Distribution of nested cross-validation test errors (primary y-axis) of the SISSO model for the Egap,HSE06 prediction. In the secondary y-axis, the ratio of mean absolute error and the standard deviation of Egap,HSE06 is shown. The area between the upper and lower edges of the black box represents the interquartile range of errors, and the whiskers from bottom to top correspond to 10 percentile, median and 90 percentile errors. The mean and median of absolute errors are indicated by the cross mark and horizontal line inside the interquartile range, respectively.

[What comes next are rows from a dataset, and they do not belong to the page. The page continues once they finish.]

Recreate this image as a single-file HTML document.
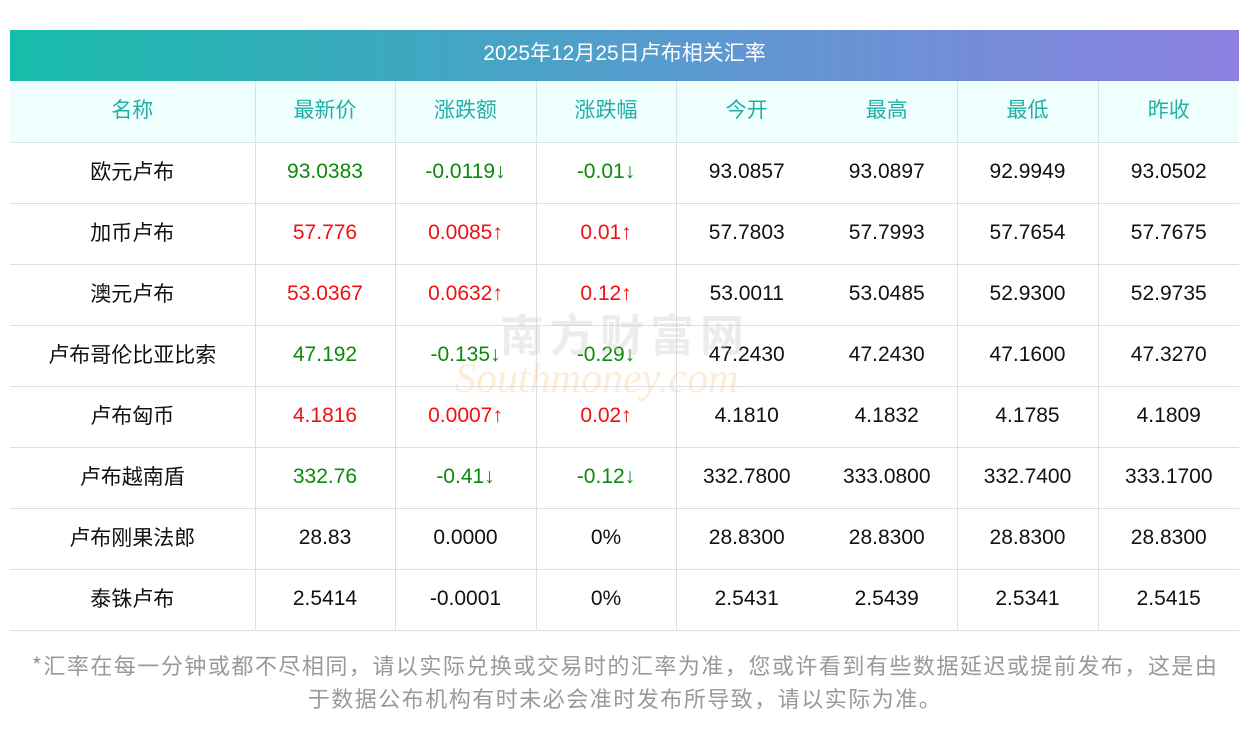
<!DOCTYPE html>
<html><head><meta charset="utf-8"><style>
body{margin:0;width:1250px;height:733px;background:#fff;font-family:"Liberation Sans","Noto Sans CJK SC",sans-serif;position:relative;overflow:hidden}
.bar{position:absolute;left:10px;top:30px;width:1229px;height:51px;background:linear-gradient(90deg,#17bcaa,#5a9ad0 55%,#8c80e0);color:#fff;font-size:21px;text-align:center;line-height:47px}
table{position:absolute;left:10px;top:81px;border-collapse:collapse;table-layout:fixed;width:1229px}
td{height:61px;border-bottom:1px solid #dcdfe8;text-align:center;font-size:21px;color:#111;padding:0 0 2px 0;box-sizing:border-box}
td.n{padding:0 0 3px 0}
tr.h td{background:#effffe;color:#22b0a6;height:61px;padding:0 0 4px 0}
.vl{border-right:1px solid #dcdfe8}
.g{color:#0a8a0a}.r{color:#f01010}
.foot{position:absolute;left:0;width:1250px;top:649px;text-align:center;color:#999;font-size:22px;letter-spacing:1.5px;line-height:33px;font-family:"Noto Sans CJK SC",sans-serif}
.wm{position:absolute;left:500px;top:300px;font-size:44px;color:rgba(200,200,200,.35);font-weight:bold;letter-spacing:6px}
.wm2{position:absolute;left:455px;top:355px;font-size:42px;color:rgba(250,200,140,.35);font-style:italic;font-family:"Liberation Serif",serif}
</style></head><body>
<div class="bar">2025年12月25日卢布相关汇率</div>
<table>
<col style="width:245px"><col style="width:140px"><col style="width:141px"><col style="width:140px"><col style="width:141px"><col style="width:140px"><col style="width:141px"><col style="width:141px">
<tr class="h"><td class="vl">名称</td><td class="vl">最新价</td><td class="vl">涨跌额</td><td class="vl">涨跌幅</td><td>今开</td><td class="vl">最高</td><td class="vl">最低</td><td>昨收</td></tr>
<tr><td class="vl n">欧元卢布</td><td class="vl g">93.0383</td><td class="vl g">-0.0119↓</td><td class="vl g">-0.01↓</td><td>93.0857</td><td class="vl">93.0897</td><td class="vl">92.9949</td><td>93.0502</td></tr>
<tr><td class="vl n">加币卢布</td><td class="vl r">57.776</td><td class="vl r">0.0085↑</td><td class="vl r">0.01↑</td><td>57.7803</td><td class="vl">57.7993</td><td class="vl">57.7654</td><td>57.7675</td></tr>
<tr><td class="vl n">澳元卢布</td><td class="vl r">53.0367</td><td class="vl r">0.0632↑</td><td class="vl r">0.12↑</td><td>53.0011</td><td class="vl">53.0485</td><td class="vl">52.9300</td><td>52.9735</td></tr>
<tr><td class="vl n">卢布哥伦比亚比索</td><td class="vl g">47.192</td><td class="vl g">-0.135↓</td><td class="vl g">-0.29↓</td><td>47.2430</td><td class="vl">47.2430</td><td class="vl">47.1600</td><td>47.3270</td></tr>
<tr><td class="vl n">卢布匈币</td><td class="vl r">4.1816</td><td class="vl r">0.0007↑</td><td class="vl r">0.02↑</td><td>4.1810</td><td class="vl">4.1832</td><td class="vl">4.1785</td><td>4.1809</td></tr>
<tr><td class="vl n">卢布越南盾</td><td class="vl g">332.76</td><td class="vl g">-0.41↓</td><td class="vl g">-0.12↓</td><td>332.7800</td><td class="vl">333.0800</td><td class="vl">332.7400</td><td>333.1700</td></tr>
<tr><td class="vl n">卢布刚果法郎</td><td class="vl">28.83</td><td class="vl">0.0000</td><td class="vl">0%</td><td>28.8300</td><td class="vl">28.8300</td><td class="vl">28.8300</td><td>28.8300</td></tr>
<tr><td class="vl n">泰铢卢布</td><td class="vl">2.5414</td><td class="vl">-0.0001</td><td class="vl">0%</td><td>2.5431</td><td class="vl">2.5439</td><td class="vl">2.5341</td><td>2.5415</td></tr>
</table>
<div class="wm">南方财富网</div>
<div class="wm2">Southmoney.com</div>
<div class="foot">*汇率在每一分钟或都不尽相同，请以实际兑换或交易时的汇率为准，您或许看到有些数据延迟或提前发布，这是由<br>于数据公布机构有时未必会准时发布所导致，请以实际为准。</div>
</body></html>
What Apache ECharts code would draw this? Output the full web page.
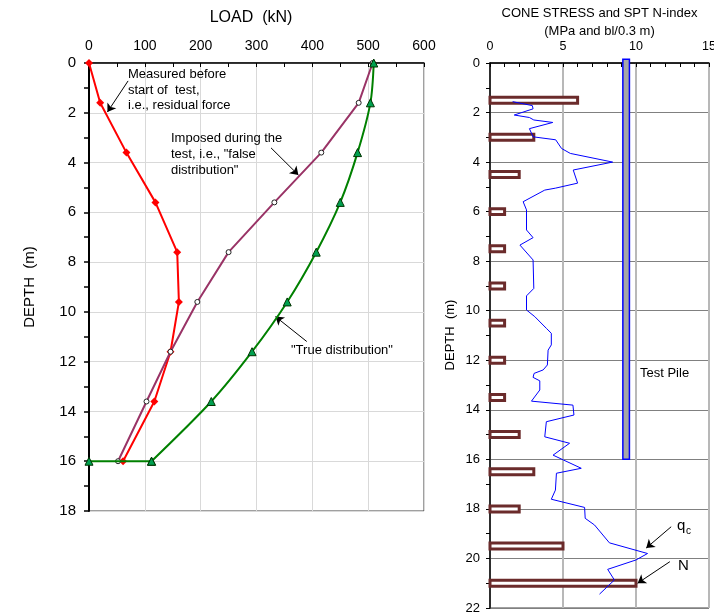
<!DOCTYPE html>
<html><head><meta charset="utf-8">
<script src="https://cdn.jsdelivr.net/npm/echarts@6/dist/echarts.min.js"></script>
<style>html,body{margin:0;padding:0;background:#fff}#c{width:714px;height:615px}</style>
</head><body><div id="c"></div>
<script>
// ---- Left chart: load distribution ----
const loadDepths = [0, 1.6, 3.6, 5.6, 7.6, 9.6, 11.6, 13.6, 16];
const residualLoad = [0, 20, 67, 119, 158, 161, 146, 117, 61];
const falseLoad = [508, 483, 416, 332, 250, 194, 146, 103, 52];
const trueLoad = [510, 504, 481, 450, 407, 355, 292, 219, 112];
const trueToeLoad = [112, 0];
const trueToeDepths = [16, 16];
const loadTicks = [0, 100, 200, 300, 400, 500, 600];

// ---- Right chart: cone stress and SPT N ----
const sptDepths = [1.5, 3.0, 4.5, 6.0, 7.5, 9.0, 10.5, 12.0, 13.5, 15.0, 16.5, 18.0, 19.5, 21.0];
const sptN = [6, 3, 2, 1, 1, 1, 1, 1, 1, 2, 3, 2, 5, 10];
const qcValues = [1.55, 2.9, 2.95, 1.66, 2.7, 3.0, 4.3, 2.7, 2.95, 4.5, 4.9, 5.5, 8.4, 5.7, 6.0, 4.5, 3.75,
  2.27, 2.5, 2.5, 2.95, 2.05, 2.95, 3.0, 2.5, 2.5, 3.07, 3.86, 4.2, 4.2, 3.98, 3.93, 3.64, 3.02, 2.95, 3.41, 3.41, 2.84,
  5.68, 5.75, 3.86, 3.75, 5.45, 4.32, 6.25, 4.55, 4.48, 4.2, 6.48, 6.52, 7.16, 8.18, 10.79, 10.0, 8.06, 8.52, 7.5];
const qcDepths = [1.56, 1.72, 1.85, 2.1, 2.2, 2.3, 2.4, 2.65, 2.98, 3.1, 3.45, 3.65, 4.0, 4.32, 4.85, 5.05, 5.13,
  5.6, 5.93, 6.74, 7.05, 7.35, 7.95, 9.1, 9.4, 9.97, 10.24, 10.71, 10.91, 11.38, 11.59, 12.19, 12.39, 12.53, 12.69, 12.83, 13.2, 13.65,
  13.81, 14.21, 14.48, 15.09, 15.35, 15.83, 16.36, 16.56, 17.24, 17.61, 17.94, 18.38, 18.65, 19.37, 19.8, 20.06, 20.44, 20.87, 21.44];
const pileX = [9.1, 9.55];
const pileDepths = [-0.15, 16];

const FONT = 'Arial, "Liberation Sans", sans-serif';
const pair = (xs, ys) => xs.map((x, i) => [x, ys[i]]);
const arrowLine = (pts) => ({
  silent: true, symbol: ['none', 'arrow'], symbolSize: 8, animation: false,
  lineStyle: { color: '#000', width: 1, type: 'solid' }, label: { show: false },
  emphasis: { disabled: true },
  data: pts.map(p => [{ coord: p[0] }, { coord: p[1] }])
});

const chart = echarts.init(document.getElementById('c'));
const txt = (x, y, text, size, opts = {}) => Object.assign({
  type: 'text', x, y, silent: true, z: 100,
  style: Object.assign({ text, font: size + 'px ' + FONT, fill: '#000',
    textAlign: 'left', align: 'left', textVerticalAlign: 'middle', verticalAlign: 'middle' }, opts.style || {})
}, opts.el || {});

const option = {
  animation: false,
  textStyle: { fontFamily: FONT },
  grid: [
    { left: 89, top: 63, width: 335, height: 448, show: true, borderColor: '#404040', borderWidth: 1, outerBoundsMode: 'none' },
    { left: 490, top: 63, width: 219, height: 545, show: true, borderColor: '#404040', borderWidth: 1, outerBoundsMode: 'none' }
  ],
  xAxis: [
    { gridIndex: 0, type: 'value', position: 'top', min: loadTicks[0], max: loadTicks[loadTicks.length - 1], interval: 100,
      axisLine: { show: true, onZero: false, lineStyle: { color: '#000', width: 1.5 } },
      axisTick: { show: true, inside: true, length: 4, lineStyle: { color: '#000' } },
      minorTick: { show: true, splitNumber: 2, length: 4, lineStyle: { color: '#000' } },
      axisLabel: { fontSize: 14, color: '#000', margin: 10, fontFamily: FONT },
      splitLine: { show: true, lineStyle: { color: '#d9d9d9', width: 1 } } },
    { gridIndex: 1, type: 'value', position: 'top', min: 0, max: 15, interval: 5,
      axisLine: { show: true, onZero: false, lineStyle: { color: '#000', width: 1.5 } },
      axisTick: { show: true, inside: true, length: 4, lineStyle: { color: '#000' } },
      minorTick: { show: true, splitNumber: 5, length: 4, lineStyle: { color: '#000' } },
      axisLabel: { fontSize: 12.5, color: '#000', margin: 10, fontFamily: FONT },
      splitLine: { show: true, lineStyle: { color: '#b8b8b8', width: 2 } } }
  ],
  yAxis: [
    { gridIndex: 0, type: 'value', inverse: true, min: 0, max: 18, interval: 2,
      axisLine: { show: true, onZero: false, lineStyle: { color: '#000', width: 2 } },
      axisTick: { show: true, length: 5, lineStyle: { color: '#000', width: 1.5 } },
      minorTick: { show: true, splitNumber: 2, length: 5, lineStyle: { color: '#000', width: 1.5 } },
      axisLabel: { fontSize: 15, color: '#000', margin: 13, fontFamily: FONT },
      splitLine: { show: true, lineStyle: { color: '#d9d9d9', width: 1 } } },
    { gridIndex: 1, type: 'value', inverse: true, min: 0, max: 22, interval: 2,
      axisLine: { show: true, onZero: false, lineStyle: { color: '#000', width: 1.5 } },
      axisTick: { show: true, length: 4, lineStyle: { color: '#000', width: 1 } },
      minorTick: { show: true, splitNumber: 2, length: 4, lineStyle: { color: '#000', width: 1 } },
      axisLabel: { fontSize: 13, color: '#000', margin: 10, fontFamily: FONT },
      splitLine: { show: true, lineStyle: { color: '#808080', width: 1 } } }
  ],
  series: [
    { type: 'line', xAxisIndex: 0, yAxisIndex: 0, data: pair(residualLoad, loadDepths),
      symbol: 'diamond', symbolSize: 8, itemStyle: { color: '#ff0000' },
      lineStyle: { color: '#ff0000', width: 2 }, z: 3,
      markLine: arrowLine([[[70, 0.72], [33, 1.97]]]) },
    { type: 'line', xAxisIndex: 0, yAxisIndex: 0, data: pair(falseLoad, loadDepths),
      symbol: 'circle', symbolSize: 5, itemStyle: { color: '#fff', borderColor: '#222', borderWidth: 1 },
      lineStyle: { color: '#993366', width: 2 }, z: 4,
      markLine: arrowLine([[[326, 3.41], [375, 4.5]]]) },
    { type: 'line', xAxisIndex: 0, yAxisIndex: 0, data: pair(trueLoad, loadDepths), smooth: 0.3,
      symbol: 'triangle', symbolSize: 8, itemStyle: { color: '#00a050', borderColor: '#003300', borderWidth: 1 },
      lineStyle: { color: '#008000', width: 2 }, z: 5,
      markLine: arrowLine([[[390, 11.19], [334, 10.19]]]) },
    { type: 'line', xAxisIndex: 0, yAxisIndex: 0, data: pair(trueToeLoad, trueToeDepths),
      symbol: 'triangle', symbolSize: 8, itemStyle: { color: '#00a050', borderColor: '#003300', borderWidth: 1 },
      lineStyle: { color: '#008000', width: 2 }, z: 5 },
    { type: 'custom', xAxisIndex: 1, yAxisIndex: 1, data: pair(sptN, sptDepths), clip: false, z: 3,
      encode: { x: 0, y: 1 },
      renderItem: (params, api) => {
        const n = api.value(0), d = api.value(1);
        const p0 = api.coord([0, d]), p1 = api.coord([n, d]);
        const h = api.size([0, 0.24])[1];
        return { type: 'rect', shape: { x: p0[0], y: p0[1] - h / 2, width: p1[0] - p0[0], height: h },
          style: { fill: '#fff', stroke: '#6b2b2b', lineWidth: 3 } };
      } },
    { type: 'custom', xAxisIndex: 1, yAxisIndex: 1, data: [[pileX[0], pileX[1], pileDepths[0], pileDepths[1]]], clip: false, z: 3,
      encode: { x: [0, 1], y: [2, 3] },
      renderItem: (params, api) => {
        const a = api.coord([api.value(0), api.value(2)]), b = api.coord([api.value(1), api.value(3)]);
        return { type: 'rect', shape: { x: a[0], y: a[1], width: b[0] - a[0], height: b[1] - a[1] },
          style: { fill: '#a6a6a6', stroke: '#0000ff', lineWidth: 1.5 } };
      } },
    { type: 'line', xAxisIndex: 1, yAxisIndex: 1, data: pair(qcValues, qcDepths), symbol: 'none',
      lineStyle: { color: '#0000ff', width: 1 }, z: 4,
      markLine: arrowLine([[[12.41, 18.72], [10.7, 19.58]], [[12.32, 20.13], [10.11, 21.0]]]) }
  ],
  graphic: [
    txt(251, 18, 'LOAD  (kN)', 16, { style: { textAlign: 'center', align: 'center' } }),
    txt(30, 287, 'DEPTH  (m)', 15, { style: { textAlign: 'center', align: 'center' }, el: { rotation: Math.PI / 2 } }),
    txt(128, 67, 'Measured before\nstart of  test,\ni.e., residual force', 13,
      { style: { textVerticalAlign: 'top', verticalAlign: 'top', lineHeight: 15.5 } }),
    txt(171, 130, 'Imposed during the\ntest, i.e., "false\ndistribution"', 13,
      { style: { textVerticalAlign: 'top', verticalAlign: 'top', lineHeight: 16 } }),
    txt(291, 350, '"True distribution"', 13),
    txt(599.5, 13, 'CONE STRESS and SPT N-index', 13, { style: { textAlign: 'center', align: 'center' } }),
    txt(599.5, 31, '(MPa and bl/0.3 m)', 13, { style: { textAlign: 'center', align: 'center' } }),
    txt(450, 335, 'DEPTH  (m)', 13, { style: { textAlign: 'center', align: 'center' }, el: { rotation: Math.PI / 2 } }),
    txt(640, 373, 'Test Pile', 13),
    txt(677, 526, 'q', 15),
    txt(686, 531, 'c', 10),
    txt(678, 566, 'N', 15)
  ]
};
chart.setOption(option);
</script></body></html>
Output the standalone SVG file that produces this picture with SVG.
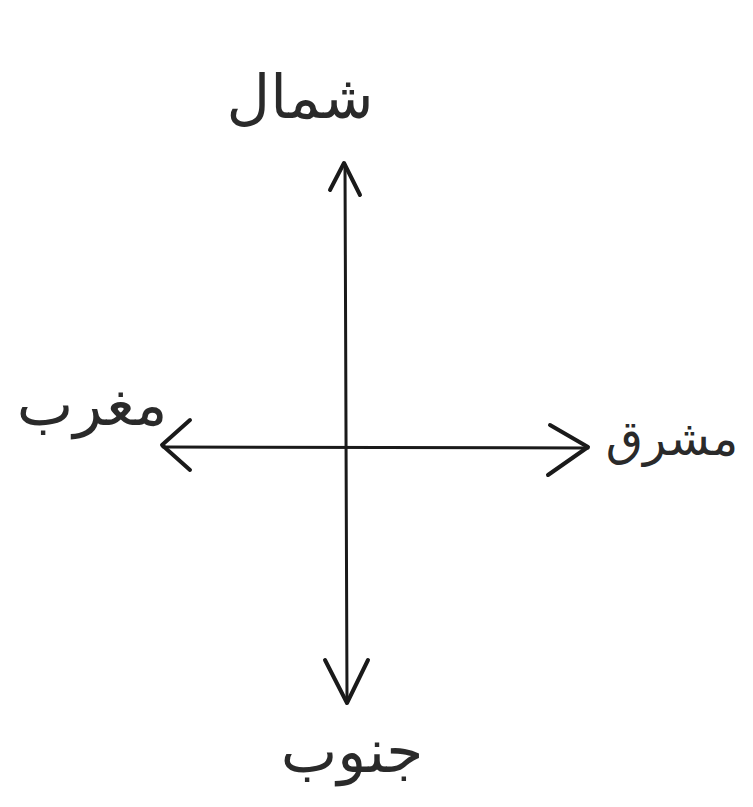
<svg xmlns="http://www.w3.org/2000/svg" width="753" height="807" viewBox="0 0 753 807">
<style>
.lbl{font-family:"DejaVu Sans","Noto Sans",sans-serif;font-size:60px;fill:#2a2a2a;text-anchor:middle}
.ln{stroke:#1a1a1a;fill:none;stroke-linecap:round;stroke-linejoin:round}
</style>
<rect width="753" height="807" fill="#fff"/>
<g id="connectors">
<path class="ln" stroke-width="3" d="M345 165 L347 700"/>
<path class="ln" stroke-width="3" d="M163 447 L588 448"/>
<path class="ln" stroke-width="4" d="M330 190 L344 163 L360 195"/>
<path class="ln" stroke-width="4" d="M190 420 L162 445 L190 470"/>
<path class="ln" stroke-width="4" d="M550 425 L588 447 L548 475"/>
<path class="ln" stroke-width="4" d="M325 660 L347 703 L368 660"/>
</g>
<g id="north"><text class="lbl" x="300" y="118">شمال</text></g>
<g id="west"><text class="lbl" x="92" y="425">مغرب</text></g>
<g id="east"><text class="lbl" x="672" y="455" style="font-size:48px">مشرق</text></g>
<g id="south"><text class="lbl" x="352" y="772">جنوب</text></g>
</svg>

The database presented in this work includes properties related to stability and electronic structure, evaluated at the HSE06 level of theory while assuming that PBEsol provides reasonable geometries for the material classes considered. However, for studying certain properties such as defects or achieving more accurate band edge alignments, consideration of HSE06-relaxed geometries may be necessary. Additionally, considerations of van der Waals interactions using advanced methods such as the nonlocal many-body dispersion34 and/or using HSE06 for relaxation9 could provide improved geometries. Also, our formation energy calculations do not account for temperature and pressure effects, which could be important for a more realistic phase diagrams under experimental conditions. Similarly, for more accurate band gap estimations, advanced hybrid functionals such as the dielectric-dependent hybrid functionals could be employed35,36. The database is expected to serve as a reference for further investigations, including these refinements. Future improvements in the quality of materials data could also be enabled by employing higher-accuracy electronic structure methods beyond hybrid functionals, such as GW approaches.